For me, the chief fear of using SD cards for backup is reliability rather than storage capacity. SD cards are known to offer relatively high storage for little expense, compared to CDs and DVDs. However, they may not be considered reliable enough for long term archives, for instance in the time span of decades in storage. I'm investigating the use of SD memory cards to store small batches of data like Text Files, spreadsheets and an occasional scanned document, for personal use and family history, not business. The total archive size would be perhaps 500MB.
Ive scoured the internet looking for special SD file systems designed to build redundant copies of files at the file level, or that use redundant binary (many bits to represent one bit), but can't find anything at all. I'm also searching for software project sites that might have begun to tackle this problem.
This is an area outside my expertise. I know that SD cards are a block device but my understanding of that is shallow.
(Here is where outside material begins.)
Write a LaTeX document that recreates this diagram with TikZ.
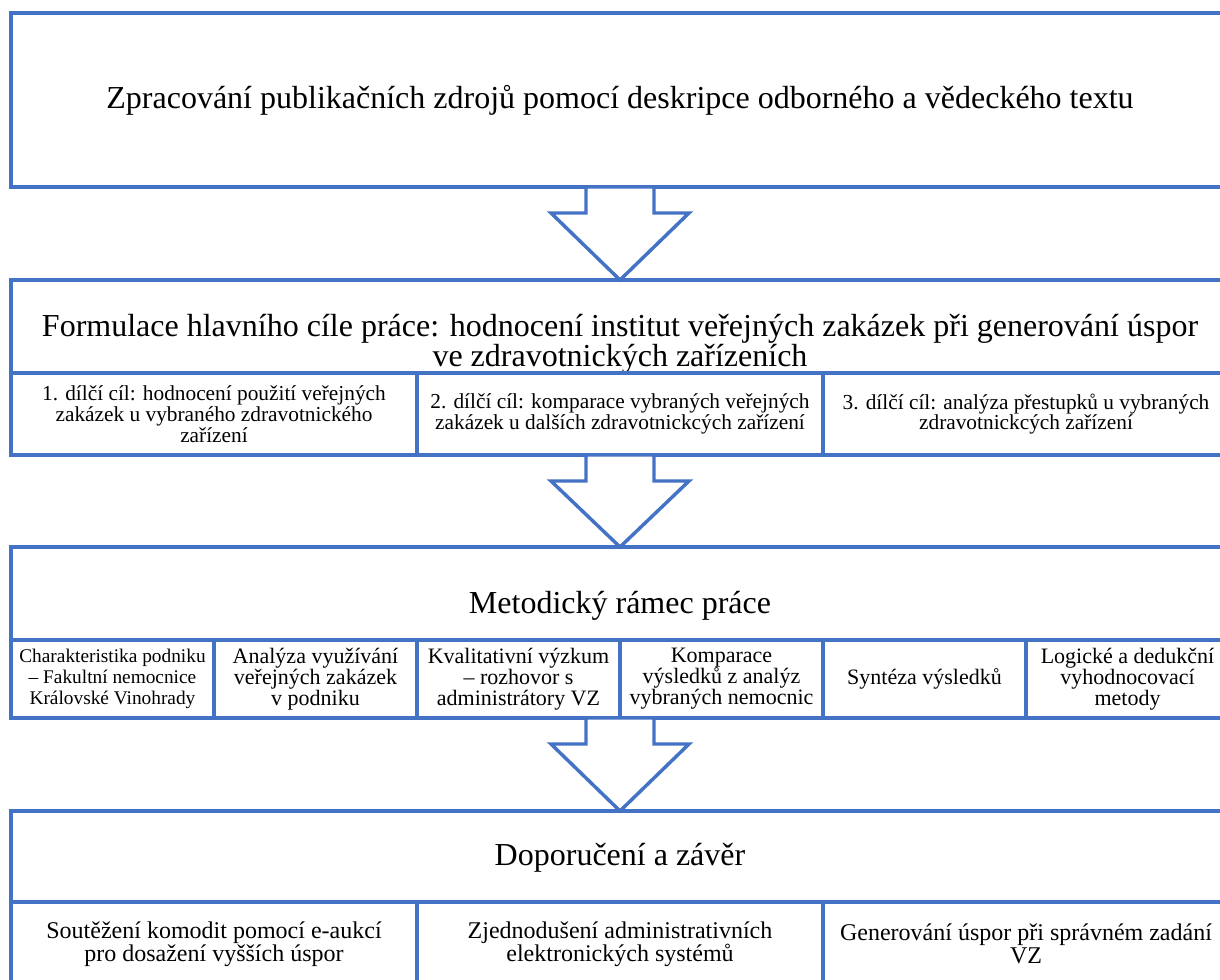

It seems they control their own memory management, but I'm lost after that.
To anyone who understands the operations of SD cards memory, and how this memory commonly fails, would having redundant copies of files on one card solve the problem of reliability, or would the card failure corrupt the entire card all at one time? Or, would having some sort of file system that (instead of having copies of files) has redundant memory bits. For example, if I had 500MB of archives and a 32GB card to store them own, would 64 copies of the files be better preserved, or would a hypothetical file system that writes 64 bits for every bit, then if say 62 bits indicate "0" and the other 2 bits indicate "1" then the file system interprets this as a "0". (after many years of storing this card, not the next day!)
So my ultimate question is. Are SD cards physically able to become reliable archive mediums using redundancy of data? Or are they just too poor quality to be relied on, even with redundancy?